The analysis of plant pollen reveals a similar pattern (chap. 5). Layers dating to the Early and Late Atlantic contain no clear traces of human impact. The first indicators of deforestation appear only during the Subboreal, starting with the Early Bronze Age and reaching a peak during the Late Bronze Age. Fragments of wood preserved in the waterlogged lower layers were also analysed (chap. 6). Fir dominates clearly, although its natural habitat does not include the floodplains situated at the bottom of alluvial valleys. It is therefore likely that the wood was transported from the surrounding slopes, the likely location of a fir forest. The analysis of mollusc shells provides additional information on the environment (chap. 7). It confirms the presence of a humid broadleaf forest next to the stream, apparently subject to local natural or manmade disturbance.
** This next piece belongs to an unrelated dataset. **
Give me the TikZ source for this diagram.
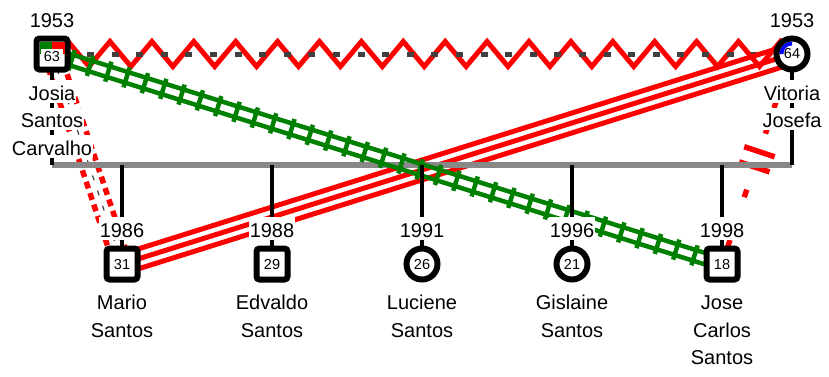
\documentclass[tikz,border=0pt]{standalone}
\usepackage{fontspec}
\setmainfont{Liberation Sans}
\usetikzlibrary{calc,decorations.markings,decorations.pathmorphing}
\pgfdeclarelayer{bg}
\pgfsetlayers{bg,main}
\definecolor{gred}{RGB}{255,0,0}
\definecolor{ggreen}{RGB}{0,128,0}
\definecolor{gblue}{RGB}{0,0,255}
\definecolor{sibgray}{RGB}{136,136,136}
\definecolor{mgray}{RGB}{64,64,64}
\newcommand\lblfnt{\fontsize{20}{24}\selectfont}
\newcommand\agefnt{\fontsize{14.5}{16}\selectfont}
\begin{document}
\begin{tikzpicture}[x=1pt,y=-1pt,
  male/.style={draw=black,line width=6pt,fill=white,rounded corners=3pt,minimum size=31pt,inner sep=0pt,font=\agefnt},
  female/.style={circle,draw=black,line width=6pt,fill=white,minimum size=31pt,inner sep=0pt,font=\agefnt},
  lbl/.style={fill=white,inner sep=1pt,text height=19pt,text depth=1.5pt,anchor=base,font=\lblfnt},
  agebox/.style={fill=white,inner sep=0pt,font=\agefnt},
  kin/.style={black,line width=4.5pt},
  sib/.style={sibgray,line width=6pt},
  rel3/.style={gred,line width=5pt},
  dd/.style={gred,line width=5.5pt,dash pattern=on 7pt off 5pt},
  rd/.style={gred,line width=5.5pt},
  rail/.style={ggreen,line width=4.5pt}
]
\useasboundingbox (0,0) rectangle (829,376);

% parents
\node[male] (P1) at (52,54) {};
\fill[ggreen] (39.5,41.5) rectangle (52,54);
\fill[gred] (52,41.5) rectangle (64.5,54);
\node[agebox,minimum width=22pt,minimum height=17pt] (A1) at (52,57) {63};

\node[female] (P2) at (792,54) {};
\fill[gblue] (P2.center) -- ++(-12.5,0) arc[start angle=180,end angle=270,radius=12.5] -- cycle;
\fill[white] (P2.center) circle[radius=8.5];
\node[font=\agefnt,inner sep=0pt] (A2) at (P2.center) {64};

% children
\node[male] (C1) at (122,264) {31};
\node[male] (C2) at (272,264) {29};
\node[female] (C3) at (422,264) {26};
\node[female] (C4) at (572,264) {21};
\node[male] (C5) at (722,264) {18};

% labels
\node[lbl] (yP1) at (52,27.5) {1953};
\node[lbl] (yP2) at (792,27.5) {1953};
\node[lbl] (nP1a) at (52,100) {Josia};
\node[lbl] (nP1b) at (52,127.5) {Santos};
\node[lbl] (nP1c) at (52,155) {Carvalho};
\node[lbl] (nP2a) at (792,100) {Vitoria};
\node[lbl] (nP2b) at (792,127.5) {Josefa};

\node[lbl] (yC1) at (122,237) {1986};
\node[lbl] (yC2) at (272,237) {1988};
\node[lbl] (yC3) at (422,237) {1991};
\node[lbl] (yC4) at (572,237) {1996};
\node[lbl] (yC5) at (722,237) {1998};

\node[lbl] (nC1a) at (122,309.5) {Mario};
\node[lbl] (nC1b) at (122,337) {Santos};
\node[lbl] (nC2a) at (272,309.5) {Edvaldo};
\node[lbl] (nC2b) at (272,337) {Santos};
\node[lbl] (nC3a) at (422,309.5) {Luciene};
\node[lbl] (nC3b) at (422,337) {Santos};
\node[lbl] (nC4a) at (572,309.5) {Gislaine};
\node[lbl] (nC4b) at (572,337) {Santos};
\node[lbl] (nC5a) at (722,309.5) {Jose};
\node[lbl] (nC5b) at (722,337) {Carlos};
\node[lbl] (nC5c) at (722,364.5) {Santos};

\coordinate (sL) at (52,165);
\coordinate (sR) at (792,165);

\begin{pgfonlayer}{bg}
% conflict zigzag between parents
\draw[gred,line width=5pt,decorate,decoration={zigzag,segment length=41.9pt,amplitude=12.5pt}]
  ($(P1.center)+(5.6,0)$) -- (P2.center);
% marriage line
\draw[mgray,line width=5pt,dash pattern=on 7pt off 17.6pt,dash phase=14.2pt] (P1.center) -- (P2.center);
% triple red Mario - Vitoria
\draw[rel3] (C1.center) -- (P2.center);
\draw[rel3] ($(C1.center)!9.5pt!90:(P2.center)$) -- ($(P2.center)!9.5pt!-90:(C1.center)$);
\draw[rel3] ($(C1.center)!9.5pt!-90:(P2.center)$) -- ($(P2.center)!9.5pt!90:(C1.center)$);
% double dotted Josia - Mario
\draw[dd] ($(P1.center)!8pt!90:(C1.center)$) -- ($(C1.center)!8pt!-90:(P1.center)$);
\draw[dd] ($(P1.center)!8pt!-90:(C1.center)$) -- ($(C1.center)!8pt!90:(P1.center)$);
\draw[mgray,line width=1.2pt,dash pattern=on 5pt off 11pt] (P1.center) -- (C1.center);
% cutoff Vitoria - Jose
\path[decorate,decoration={markings,
  mark=at position 53pt with {\draw[rd] (-4pt,0) -- (4pt,0);},
  mark=at position 80pt with {\draw[rd] (-4pt,0) -- (4pt,0);},
  mark=at position 103pt with {\draw[rd] (0,-16pt) -- (0,16pt);},
  mark=at position 119pt with {\draw[rd] (0,-16pt) -- (0,16pt);},
  mark=at position 147pt with {\draw[rd] (-4pt,0) -- (4pt,0);},
  mark=at position 200pt with {\draw[rd] (-4pt,0) -- (4pt,0);}}]
  (P2.center) -- (C5.center);
% sibling line
\draw[sib] (sL) -- (sR);
% green railroad Josia - Jose
\draw[rail] ($(P1.center)!5.5pt!90:(C5.center)$) -- ($(C5.center)!5.5pt!-90:(P1.center)$);
\draw[rail] ($(P1.center)!5.5pt!-90:(C5.center)$) -- ($(C5.center)!5.5pt!90:(P1.center)$);
\path[decorate,decoration={markings,
  mark=between positions 20.6pt and 690pt step 19.2pt with {\draw[ggreen,line width=4.5pt] (0,-10.5pt) -- (0,10.5pt);}}]
  (P1.center) -- (C5.center);
% kinship lines
\draw[kin] (P1.center) -- (sL);
\draw[kin] (P2.center) -- (sR);
\foreach \c in {C1,C2,C3,C4,C5} \draw[kin] (\c.center |- sL) -- (\c.center);
\end{pgfonlayer}
\end{tikzpicture}
\end{document}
This riparian forest grew denser with time and the mollusc fauna indicates the presence of marshy areas.

In the following chapter (chap. 8), the results of the various environmental studies are synthesized and integrated into a chronological diagram. This general schematic covers the period between 2000 and 200 BC. Three drawings reconstructing the past environments allow us to visualise the flora and the course of the stream as they were respectively in the Middle Bronze Age, the Late Bronze Age and the Iron Age.
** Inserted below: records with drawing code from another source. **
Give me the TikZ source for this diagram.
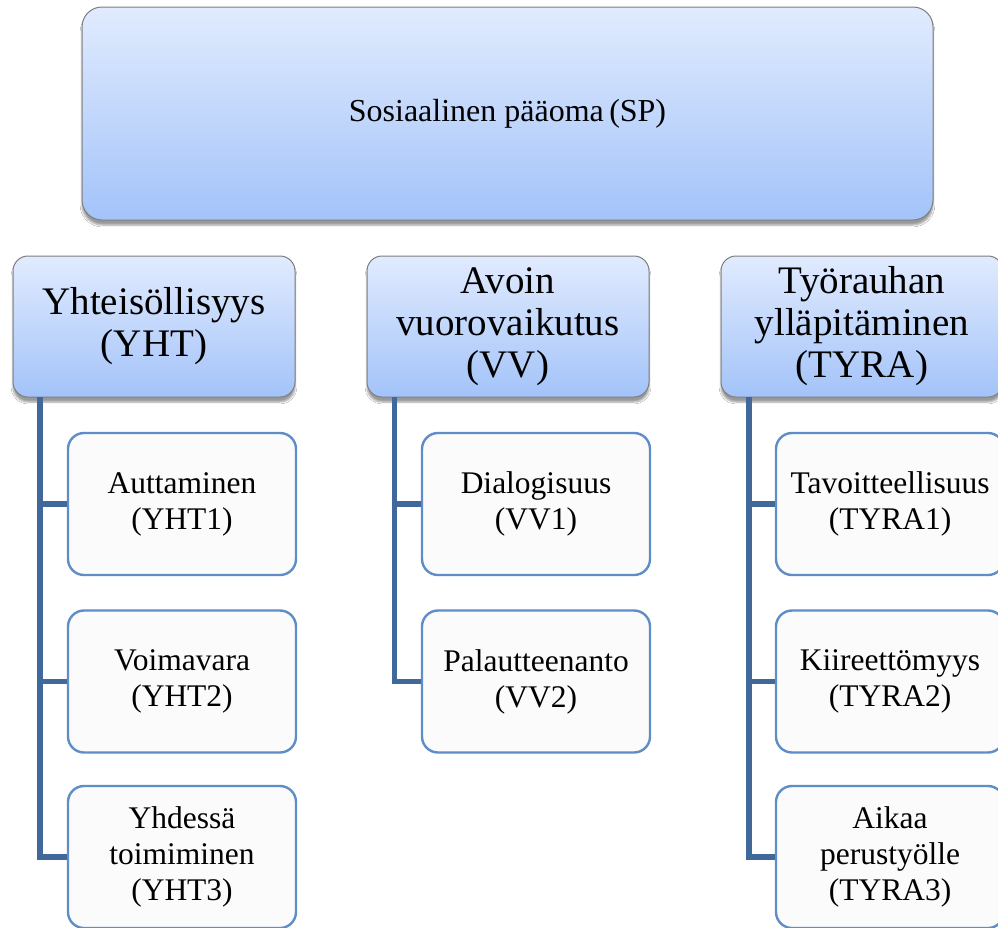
\documentclass[tikz,border=0pt]{standalone}
\usepackage{fontspec}
\setmainfont{Liberation Serif}
\usetikzlibrary{shadows.blur}
\definecolor{gradtop}{HTML}{E1EBFE}
\definecolor{gradbot}{HTML}{A3C3F9}
\definecolor{boxgray}{HTML}{7E7E7E}
\definecolor{childline}{HTML}{5E8DC8}
\definecolor{childfill}{HTML}{FBFBFB}
\definecolor{trunkblue}{HTML}{41689A}
\tikzset{
  x=1pt, y=-1pt,
  rootbox/.style={draw=boxgray, line width=1pt, rounded corners=20pt,
    top color=gradtop, bottom color=gradbot, align=center,
    blur shadow={shadow xshift=0pt, shadow yshift=-5pt, shadow blur steps=6, shadow opacity=40},
    font=\fontsize{32}{36}\selectfont, inner sep=0pt},
  headbox/.style={draw=boxgray, line width=1pt, rounded corners=15pt,
    top color=gradtop, bottom color=gradbot, align=center,
    blur shadow={shadow xshift=0pt, shadow yshift=-5pt, shadow blur steps=6, shadow opacity=40},
    minimum width=282pt, minimum height=141pt,
    font=\fontsize{39}{42}\selectfont, inner sep=0pt},
  leafbox/.style={draw=childline, line width=2.4pt, rounded corners=16pt,
    fill=childfill, align=center, minimum width=228pt, minimum height=142pt,
    font=\fontsize{31.5}{36}\selectfont, inner sep=0pt},
  trunk/.style={draw=trunkblue, line width=5.5pt},
}
\begin{document}
\begin{tikzpicture}
\useasboundingbox (0,0) rectangle (998,927);
\clip (0,0) rectangle (998,927);
\fill[white] (0,0) rectangle (998,927);

% root
\node[rootbox, minimum width=851pt, minimum height=213pt] (sp) at (507.5,113.5) {Sosiaalinen pääoma\,(SP)};

% column heads
\node[headbox] (yht)  at (154,326.5) {Yhteisöllisyys\\(YHT)};
\node[headbox] (vv)   at (508,326.5) {Avoin\\vuorovaikutus\\(VV)};
\node[headbox] (tyra) at (862,326.5) {Työrauhan\\ylläpitäminen\\(TYRA)};

% children
\node[leafbox] (yht1) at (182,504)   {Auttaminen\\(YHT1)};
\node[leafbox] (yht2) at (182,681.5) {Voimavara\\(YHT2)};
\node[leafbox] (yht3) at (182,857)   {Yhdessä\\toimiminen\\(YHT3)};

\node[leafbox] (vv1)  at (536,504)   {Dialogisuus\\(VV1)};
\node[leafbox] (vv2)  at (536,681.5) {Palautteenanto\\(VV2)};

\node[leafbox] (tyra1) at (890,504)   {Tavoitteellisuus\\(TYRA1)};
\node[leafbox] (tyra2) at (890,681.5) {Kiireettömyys\\(TYRA2)};
\node[leafbox] (tyra3) at (890,857)   {Aikaa\\perustyölle\\(TYRA3)};

% trunk starting points under each head
\coordinate (tyht)  at (40,397);
\coordinate (tvv)   at (394.5,397);
\coordinate (ttyra) at (749,397);

% connectors
\draw[trunk] (tyht) |- (yht3.west);
\draw[trunk] (tyht |- yht1.west) -- (yht1.west);
\draw[trunk] (tyht |- yht2.west) -- (yht2.west);

\draw[trunk] (tvv) |- (vv2.west);
\draw[trunk] (tvv |- vv1.west) -- (vv1.west);

\draw[trunk] (ttyra) |- (tyra3.west);
\draw[trunk] (ttyra |- tyra1.west) -- (tyra1.west);
\draw[trunk] (ttyra |- tyra2.west) -- (tyra2.west);
\end{tikzpicture}
\end{document}
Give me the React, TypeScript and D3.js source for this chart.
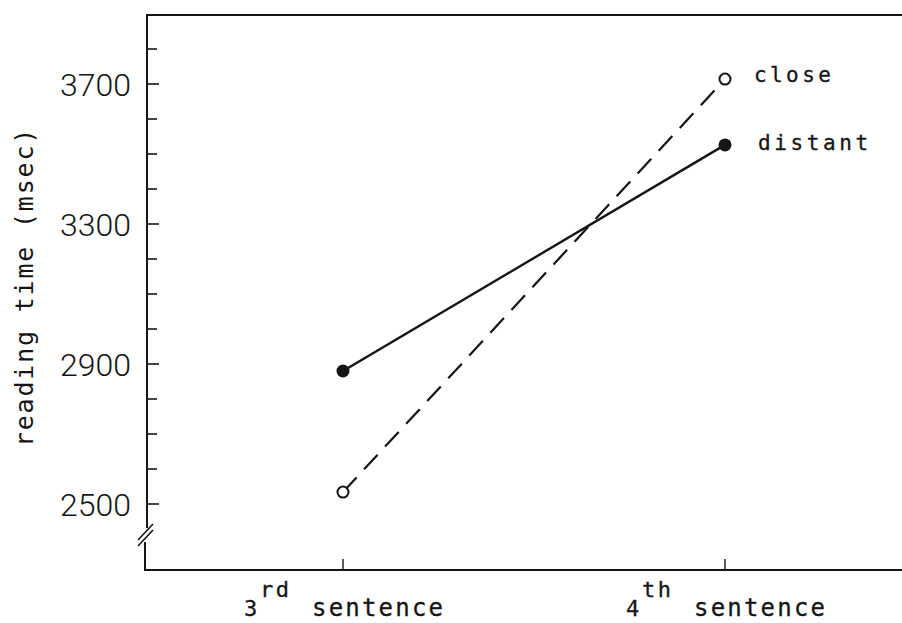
import React from 'react';
import * as d3 from 'd3';

const sentences = ['3rd', '4th'];
const sentenceNums = ['3', '4'];
const sentenceSups = ['rd', 'th'];
const closeValues = [2534, 3714];
const distantValues = [2880, 3526];
const seriesNames = ['close', 'distant'];
const majorTicks = [2500, 2900, 3300, 3700];
const minorTicks = d3.range(2500, 3801, 100);

const W = 902;
const H = 623;
const ink = '#151515';
const mono = '"DejaVu Sans Mono", "Liberation Mono", monospace';

const App = () => {
  const left = 147;
  const top = 15;
  const bottom = 570;

  const x = d3.scalePoint<string>().domain(sentences).range([343, 725]);
  const y = d3.scaleLinear().domain([2500, 3700]).range([504, 84]);

  const line = d3.line<number>()
    .x((d, i) => x(sentences[i]) as number)
    .y(d => y(d));

  const breakY = 534;
  const monoStyle = { fontFamily: mono, stroke: ink, strokeWidth: 0.3 };

  return (
    <svg width={W} height={H} style={{ position: 'absolute', left: 0, top: 0, background: '#fff' }}>
      {/* frame */}
      <line x1={left} y1={top} x2={W} y2={top} stroke={ink} strokeWidth={2} />
      <line x1={left} y1={top - 1} x2={left} y2={breakY - 6} stroke={ink} strokeWidth={2} />
      <line x1={left - 2} y1={breakY + 8} x2={left - 2} y2={bottom + 1} stroke={ink} strokeWidth={2} />
      <line x1={left - 3} y1={bottom} x2={W} y2={bottom} stroke={ink} strokeWidth={2} />
      {/* axis break */}
      <line x1={left - 9} y1={breakY + 6} x2={left + 6} y2={breakY - 10} stroke={ink} strokeWidth={1.6} />
      <line x1={left - 9} y1={breakY + 12} x2={left + 6} y2={breakY - 4} stroke={ink} strokeWidth={1.6} />

      {/* y ticks */}
      {minorTicks.map(t => (
        <line key={t} x1={left} x2={left + (majorTicks.includes(t) ? 12 : 10)} y1={y(t)} y2={y(t)}
          stroke={ink} strokeWidth={1.6} />
      ))}
      {majorTicks.map(t => (
        <text key={t} x={131} y={y(t)} dy="0.36em" textAnchor="end"
          style={{ fontFamily: 'Roboto, "Liberation Sans", sans-serif', fontWeight: 300, fontSize: 32 }}
          fill={ink}>{t}</text>
      ))}
      <text transform={`translate(33,287) rotate(-90)`} textAnchor="middle" fill={ink}
        style={{ fontFamily: mono, fontSize: 25, letterSpacing: 1.8 }}>reading time (msec)</text>

      {/* x ticks */}
      {sentences.map((s, i) => {
        const gx = (x(s) as number) + 1 - 100;
        return (
          <g key={s}>
            <line x1={x(s)} x2={x(s)} y1={bottom} y2={bottom - 11} stroke={ink} strokeWidth={1.4} />
            <text x={gx} y={616} fill={ink} style={{ ...monoStyle, fontSize: 22 }}>{sentenceNums[i]}</text>
            <text x={gx + 16} y={597} fill={ink} style={{ ...monoStyle, fontSize: 22, letterSpacing: 2.5 }}>{sentenceSups[i]}</text>
            <text x={gx + 68} y={616} fill={ink} style={{ ...monoStyle, fontSize: 24, letterSpacing: 2.2 }}>sentence</text>
          </g>
        );
      })}

      {/* series */}
      <path d={line(distantValues) as string} fill="none" stroke={ink} strokeWidth={2.4} />
      <path d={line(closeValues) as string} fill="none" stroke={ink} strokeWidth={2.2}
        strokeDasharray="20 11" />
      {distantValues.map((v, i) => (
        <circle key={'d' + i} cx={x(sentences[i])} cy={y(v)} r={6.5} fill={ink} />
      ))}
      {closeValues.map((v, i) => (
        <circle key={'c' + i} cx={x(sentences[i])} cy={y(v)} r={5.5} fill="#fff" stroke={ink} strokeWidth={2} />
      ))}

      {/* labels */}
      <text x={754} y={82} fill={ink} style={{ ...monoStyle, fontSize: 21, letterSpacing: 3.4 }}>{seriesNames[0]}</text>
      <text x={758} y={150} fill={ink} style={{ ...monoStyle, fontSize: 21, letterSpacing: 3.6 }}>{seriesNames[1]}</text>
    </svg>
  );
};

export default App;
The third and last part of the volume contains a description of the finds dating to the periods preceding the Late Bronze Age.

In chapter 9, the flints found mostly concentrated in a horizon dating to the Late/ Final Mesolithic and the Neolithic periods are analysed. Refitting, stratigraphic position and spatial analysis indicate that a majority of these finds were discovered in situ. Eight flint concentrations could be located. The typological classification of the tools and the technological analysis of the debitage revealed major differences between the flints found in concentration 1 and those belonging to the concentrations 2 to 8. The presence of a round-bottomed pot, associated with a flint assemblage characterised by triangular points, transverse arrowheads, a trapeze and a spindle-shaped point, date concentration 1 to a late phase of the Early Neolithic, around 4800 BC. The sites of the Hinkelstein culture found in the Rhine basin provide the closest parallels, indicating that the neolithisation of the Delémont valley probably occurred from the north-west. The assemblages of the concentrations 2 to 8 all date to the Late/ Final Mesolithic, but it has not been possible to determine whether they represent a single spatially discontinuous occupation or a series of repeat visits by one or several groups of hunter-gatherers.
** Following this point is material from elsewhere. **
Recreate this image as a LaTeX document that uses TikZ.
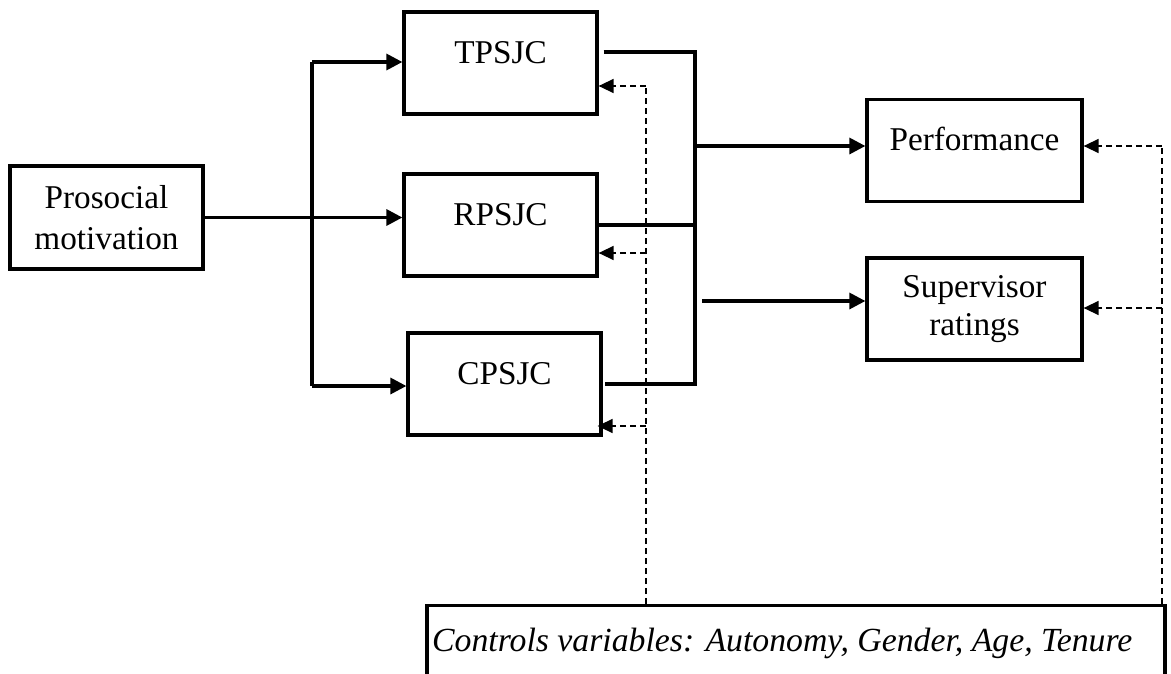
\documentclass[tikz,border=0pt]{standalone}
\usepackage{fontspec}
\setmainfont{Liberation Serif}
\usetikzlibrary{arrows.meta}

\begin{document}
\begin{tikzpicture}[x=0.4pt,y=-0.4pt,
	box/.style={draw,line width=1.3pt,inner sep=0pt,align=center,font=\fontsize{13.3}{16.4}\selectfont},
	tbox/.style={box,minimum width=77.2pt,text height=20.4pt,text depth=20.4pt},
	arr/.style={line width=1.3pt,-{Triangle[length=6.4pt,width=6.4pt]}},
	dline/.style={line width=0.6pt,dash pattern=on 2.4pt off 1.6pt},
	darr/.style={dline,-{Triangle[length=6pt,width=5.6pt]}}]
\useasboundingbox (0,0) rectangle (1171,673);
\clip (0,0) rectangle (1171,673);
% boxes
\node[box,minimum width=77.2pt,minimum height=41.2pt] (PM) at (106.5,217.5) {Prosocial\\motivation};
\node[tbox] (TP) at (500.5,63) {TPSJC};
\node[tbox] (RP) at (500.5,225) {RPSJC};
\node[tbox] (CP) at (504.5,384) {CPSJC};
\node[tbox,minimum width=86pt] (PF) at (974.5,150.5) {Performance};
\node[box,minimum width=86pt,minimum height=40.8pt,font=\fontsize{13.3}{15.4}\selectfont] (SR) at (974.5,309) {Supervisor\\ratings};
\node[box,anchor=north,minimum width=295.2pt,text height=18.4pt,text depth=30pt,
	font=\itshape\fontsize{13.5}{16}\selectfont] (CV) at (796,604) {Controls variables: Autonomy, Gender, Age, Tenure\hspace{11pt}};
% left fork
\coordinate (F1) at (312,62);
\coordinate (F2) at (312,386);
\draw[line width=1.3pt] (F1) -- (F2);
\draw[arr] (PM.east) -- (RP.west |- PM.east);
\draw[arr] (F1) -- (TP.west |- F1);
\draw[arr] (F2) -- (CP.west |- F2);
% right fork
\coordinate (J1) at (695,52);
\coordinate (J2) at (695,384);
\coordinate (J3) at (695,146);
\coordinate (J4) at (702,301);
\draw[line width=1.3pt] ([xshift=2pt]TP.east |- J1) -- (J1) -- (J2) -- ([xshift=1pt]CP.east |- J2);
\draw[line width=1.3pt] (RP.east) -- (J1 |- RP.east);
\draw[arr] (J3) -- (PF.west |- J3);
\draw[arr] (J4) -- (SR.west |- J4);
% controls
\coordinate (D1) at (646,86);
\coordinate (D2) at (646,253);
\coordinate (D3) at (646,426);
\coordinate (E1) at (1162,146);
\coordinate (E2) at (1162,308);
\draw[dline] (CV.north -| D1) -- (D1);
\draw[darr] (D1) -- (TP.east |- D1);
\draw[darr] (D2) -- (RP.east |- D2);
\draw[darr] (D3) -- ([xshift=-2pt]CP.east |- D3);
\draw[dline] (CV.north -| E1) -- (E1);
\draw[darr] (E1) -- (PF.east |- E1);
\draw[darr] (E2) -- (SR.east |- E2);
\end{tikzpicture}
\end{document}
The Bronze Age finds predating the Late Bronze Age occupation are presented in chapter 10. Most belong to an assemblage of potsherds discovered in a palaeochannel located mainly within the sedimentological domain B. The typo-chronological classification of the pottery starts with the description of the material, grouped according to its provenance from several successive stratified layers (chap. 10.2). The characteristic pieces are then compared with known Middle Bronze Age and Late Bronze Age sites. The stratigraphically separated assemblages appear to be chronologically somewhat mixed, but the pottery clearly indicates that the site was occupied from the end of the Middle Bronze Age onwards. The discovery of particularly well-preserved pottery at the very bottom of the sequence is somewhat surprising ; are they remains of a votive deposit ?

The final chapter contains a reflexion on the predictive value of test trenching, the preservation of archaeological remains in an open environment and the adaptation of excavation methods to different circumstances (chap. 11). In conclusion, the multidisciplinary approaches presented in this volume permit us to put forward a new model of the settlement of the Delémont valley and the canton of Jura between the Mesolithic and the Bronze Age.